* **Set exercise**
Output an exact reproduction of the data.

* **Stored data**

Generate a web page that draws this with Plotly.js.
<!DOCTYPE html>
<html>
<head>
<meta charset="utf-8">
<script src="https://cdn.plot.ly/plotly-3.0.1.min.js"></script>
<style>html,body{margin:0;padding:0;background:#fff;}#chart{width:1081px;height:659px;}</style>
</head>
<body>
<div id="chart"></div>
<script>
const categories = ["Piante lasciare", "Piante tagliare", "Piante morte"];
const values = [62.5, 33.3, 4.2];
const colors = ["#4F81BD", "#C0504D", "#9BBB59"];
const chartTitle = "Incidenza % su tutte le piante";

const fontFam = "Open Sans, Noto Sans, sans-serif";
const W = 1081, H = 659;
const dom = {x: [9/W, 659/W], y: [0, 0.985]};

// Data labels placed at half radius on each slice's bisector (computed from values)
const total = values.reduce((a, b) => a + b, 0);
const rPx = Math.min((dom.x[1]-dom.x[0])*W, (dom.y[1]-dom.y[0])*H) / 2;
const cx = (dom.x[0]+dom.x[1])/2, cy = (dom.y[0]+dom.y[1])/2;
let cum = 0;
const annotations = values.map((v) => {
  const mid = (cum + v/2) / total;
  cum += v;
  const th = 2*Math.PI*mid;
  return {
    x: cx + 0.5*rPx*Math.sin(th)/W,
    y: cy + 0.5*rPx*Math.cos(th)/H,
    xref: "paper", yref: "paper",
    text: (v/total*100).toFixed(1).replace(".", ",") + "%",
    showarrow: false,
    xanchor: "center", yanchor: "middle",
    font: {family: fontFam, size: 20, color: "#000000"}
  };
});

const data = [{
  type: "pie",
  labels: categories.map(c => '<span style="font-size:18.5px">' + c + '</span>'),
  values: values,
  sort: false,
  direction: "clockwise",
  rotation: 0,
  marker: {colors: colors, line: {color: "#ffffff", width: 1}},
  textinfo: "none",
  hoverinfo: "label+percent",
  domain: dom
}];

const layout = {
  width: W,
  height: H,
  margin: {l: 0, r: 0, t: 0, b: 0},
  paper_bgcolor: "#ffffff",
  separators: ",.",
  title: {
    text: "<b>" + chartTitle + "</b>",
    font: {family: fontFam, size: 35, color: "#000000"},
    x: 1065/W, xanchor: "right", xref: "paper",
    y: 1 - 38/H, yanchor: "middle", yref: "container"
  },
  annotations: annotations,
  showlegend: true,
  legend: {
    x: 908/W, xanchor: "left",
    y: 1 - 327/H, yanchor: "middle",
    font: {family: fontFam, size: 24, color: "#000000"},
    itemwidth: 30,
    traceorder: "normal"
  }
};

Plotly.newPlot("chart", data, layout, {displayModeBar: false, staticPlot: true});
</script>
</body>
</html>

* **Reply**
Generate a web page that draws this with Plotly.js.
<!DOCTYPE html>
<html>
<head>
<meta charset="utf-8">
<script src="https://cdn.plot.ly/plotly-3.0.1.min.js"></script>
<style>html,body{margin:0;padding:0;background:#fff;}#chart{width:1081px;height:659px;}</style>
</head>
<body>
<div id="chart"></div>
<script>
const categories = ["Piante lasciare", "Piante tagliare", "Piante morte"];
const values = [62.5, 33.3, 4.2];
const colors = ["#4F81BD", "#C0504D", "#9BBB59"];
const chartTitle = "Incidenza % su tutte le piante";

const fontFam = "Open Sans, Noto Sans, sans-serif";
const W = 1081, H = 659;
const dom = {x: [9/W, 659/W], y: [0, 0.985]};

// Data labels placed at half radius on each slice's bisector (computed from values)
const total = values.reduce((a, b) => a + b, 0);
const rPx = Math.min((dom.x[1]-dom.x[0])*W, (dom.y[1]-dom.y[0])*H) / 2;
const cx = (dom.x[0]+dom.x[1])/2, cy = (dom.y[0]+dom.y[1])/2;
let cum = 0;
const annotations = values.map((v) => {
  const mid = (cum + v/2) / total;
  cum += v;
  const th = 2*Math.PI*mid;
  return {
    x: cx + 0.5*rPx*Math.sin(th)/W,
    y: cy + 0.5*rPx*Math.cos(th)/H,
    xref: "paper", yref: "paper",
    text: (v/total*100).toFixed(1).replace(".", ",") + "%",
    showarrow: false,
    xanchor: "center", yanchor: "middle",
    font: {family: fontFam, size: 20, color: "#000000"}
  };
});

const data = [{
  type: "pie",
  labels: categories.map(c => '<span style="font-size:18.5px">' + c + '</span>'),
  values: values,
  sort: false,
  direction: "clockwise",
  rotation: 0,
  marker: {colors: colors, line: {color: "#ffffff", width: 1}},
  textinfo: "none",
  hoverinfo: "label+percent",
  domain: dom
}];

const layout = {
  width: W,
  height: H,
  margin: {l: 0, r: 0, t: 0, b: 0},
  paper_bgcolor: "#ffffff",
  separators: ",.",
  title: {
    text: "<b>" + chartTitle + "</b>",
    font: {family: fontFam, size: 35, color: "#000000"},
    x: 1065/W, xanchor: "right", xref: "paper",
    y: 1 - 38/H, yanchor: "middle", yref: "container"
  },
  annotations: annotations,
  showlegend: true,
  legend: {
    x: 908/W, xanchor: "left",
    y: 1 - 327/H, yanchor: "middle",
    font: {family: fontFam, size: 24, color: "#000000"},
    itemwidth: 30,
    traceorder: "normal"
  }
};

Plotly.newPlot("chart", data, layout, {displayModeBar: false, staticPlot: true});
</script>
</body>
</html>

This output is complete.